What This Means for DMARC

DMARC at p=reject materially reduces spoofing risk. It's not a placebo, and we still recommend every domain reach p=reject as the endpoint of an enforcement program. But the protection is asymmetric. It protects strongly against spoofing aimed at well-configured receivers, and weakly against spoofing aimed at receivers whose internal mail handling overrides the policy.

That asymmetry is one of the reasons we keep saying — and have said in published work elsewhere — that DMARC is a policy request, not a technical enforcement mechanism. The sender domain instructs receivers what to do with failing mail. Receiver compliance is voluntary, both in the literal sense (some receivers, like So-Net in Japan, don't honor DMARC at all) and in the structural sense (some receivers honor DMARC for inbound external mail but exempt internal mail paths). Microsoft falls into the second category for Groups and Direct Send.

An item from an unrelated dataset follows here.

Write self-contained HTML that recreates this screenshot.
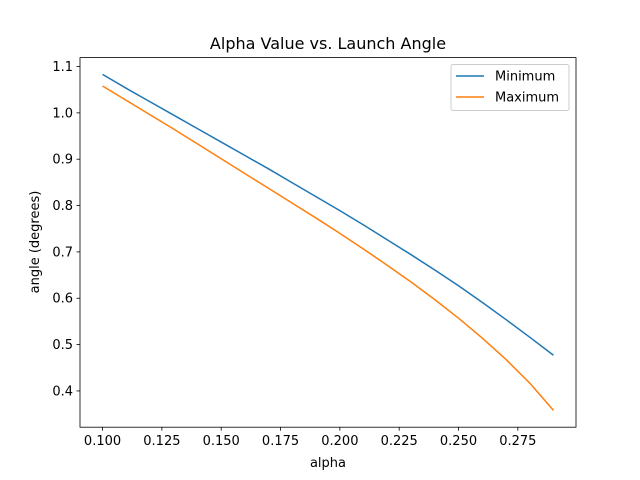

If you operate a Microsoft 365 tenant — particularly one with a security gateway in front — assume that DMARC bypasses exist in your environment until you've explicitly closed them. Audit your inbound connectors. Verify your anti-phishing policy honors DMARC at the policy level (Defender → Threat policies → Anti-phishing → Actions → "Quarantine when DMARC publishes p=quarantine" / "Reject when DMARC publishes p=reject"). And lock down inbound mail flow so that mail arriving outside your authorized path is rejected, not routed through internal logic.